In the attached flow this is fixed, but I left it in for discussion purpose.

 

The Case Block

 

A Case in LabVIEW is a construct that can run a different subflow based on the "control input" value.

In our case, the input is a boolean, so we'll have 2 flows. One executed if the input is TRUE. The alternative when the input is FALSE. That's an IF / THEN / ELSE statement.

 

In our case, the "finished output" of the incrementer is the "control input" for our statement.

 

 

From the previous section we know that the "finished output" is only TRUE when the 7th LED is active.

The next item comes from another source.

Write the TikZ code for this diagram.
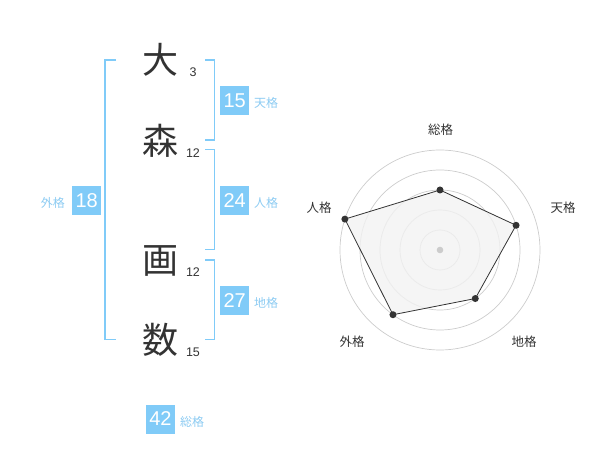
\documentclass[tikz,border=0pt]{standalone}
\usepackage{fontspec}
\setmainfont{Liberation Sans}
\newfontfamily\cjk{Noto Sans CJK JP}
\begin{document}
\begin{tikzpicture}[x=1pt,y=-1pt,
  bigchar/.style={inner sep=0pt,font=\cjk\fontsize{36}{36}\selectfont,text=ink,text height=31.7pt,text depth=4.3pt},
  strokenum/.style={inner sep=0pt,font=\fontsize{12.5}{12.5}\selectfont,text=ink,anchor=base},
  numbox/.style={fill=boxblue,minimum width=29pt,minimum height=29pt,inner sep=0pt,text=white,font=\fontsize{20}{20}\selectfont},
  kakulabel/.style={inner sep=0pt,font=\cjk\fontsize{12}{12}\selectfont,text=labelblue},
  bracket/.style={draw=boxblue,line width=1.6pt},
  ring/.style={draw=ringgray,line width=0.7pt},
  radarlabel/.style={inner sep=0pt,font=\cjk\fontsize{12.5}{12.5}\selectfont,text=ink},
  dot/.style={circle,fill=ink,inner sep=0pt,minimum size=7pt}]
\definecolor{ink}{HTML}{333333}
\definecolor{boxblue}{HTML}{80CBF8}
\definecolor{labelblue}{HTML}{8CCBF2}
\definecolor{ringgray}{HTML}{CCCCCC}
\definecolor{polyfill}{HTML}{F2F2F2}
\useasboundingbox (0,0) rectangle (600,470);
% characters
\node[bigchar] (c1) at (160,60) {大};
\node[bigchar] (c2) at (160,141) {森};
\node[bigchar] (c3) at (160,260) {画};
\node[bigchar] (c4) at (160,340) {数};
\node[strokenum] (n1) at (193,77) {3};
\node[strokenum] (n2) at (193,157.5) {12};
\node[strokenum] (n3) at (193,276.5) {12};
\node[strokenum] (n4) at (193,357) {15};
% brackets
\draw[bracket] (116,60) -- (105,60) -- (105,339.5) -- (116,339.5);
\draw[bracket] (205,60) -- (214.5,60) -- (214.5,140) -- (205,140);
\draw[bracket] (205,149.5) -- (214.5,149.5) -- (214.5,249.5) -- (205,249.5);
\draw[bracket] (205,260) -- (214.5,260) -- (214.5,339.5) -- (205,339.5);
% boxes
\node[numbox] (ten) at (234.7,100.5) {15};
\node[kakulabel,anchor=west] (tenl) at (254,103) {天格};
\node[numbox] (jin) at (234.7,200.5) {24};
\node[kakulabel,anchor=west] (jinl) at (254,203) {人格};
\node[numbox] (chi) at (234.7,300.5) {27};
\node[kakulabel,anchor=west] (chil) at (254,303) {地格};
\node[numbox] (gai) at (86.7,200.5) {18};
\node[kakulabel,anchor=east] (gail) at (65,203) {外格};
\node[numbox] (so) at (160.5,419) {42};
\node[kakulabel,anchor=west] (sol) at (180,422) {総格};
% radar
\coordinate (ctr) at (440,250);
\foreach \r in {20,40,60,80,100} \draw[ring] (ctr) circle[radius=\r];
\coordinate (p1) at (440,190);
\coordinate (p2) at (516.08,225.28);
\coordinate (p3) at (475.27,298.54);
\coordinate (p4) at (392.98,314.72);
\coordinate (p5) at (344.89,219.10);
\filldraw[fill=polyfill,fill opacity=0.8,draw=ink,line width=0.8pt] (p1) -- (p2) -- (p3) -- (p4) -- (p5) -- cycle;
\fill[ringgray] (ctr) circle[radius=3.3];
\foreach \p in {p1,p2,p3,p4,p5} \node[dot] at (\p) {};
\node[radarlabel] (l1) at (440.5,130) {総格};
\node[radarlabel] (l2) at (563,208) {天格};
\node[radarlabel] (l3) at (524,342) {地格};
\node[radarlabel] (l4) at (352,342) {外格};
\node[radarlabel] (l5) at (319,208) {人格};
\end{tikzpicture}
\end{document}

When LEDs 2 up to 6 are active, the "finished output" is FALSE.

 

When the "control input" is false, this sublow is executed (the ELSE case):

The "switch command" is passed through without changing. That means that at the next iteration of the While block, the value will be the same as in the current iteration.

 

When the "control input" is TRUE (we just toggled the last LED in the series, #7), a different flow is executed (the THEN case):

Now, there is a change. The input value is toggled by the NOT function inside this subflow.

So the next iteration, the "switch command" is the opposite of what it was in the current iteration.

 

This is how the flow first switches the 6 LEDs on, then switches all of them off, and back again.

 

Further Investigations?

 

All code, either LabVIEW, Raspberry Pi C / C++, shell scripts and service wrappers, are documented in this blog series.

The generic incrementer and this specific LabVIEW example are attached here.

The Project14 Photonics month is a good hook to explain some fundamentals and blink some LEDs. Thanks for reading.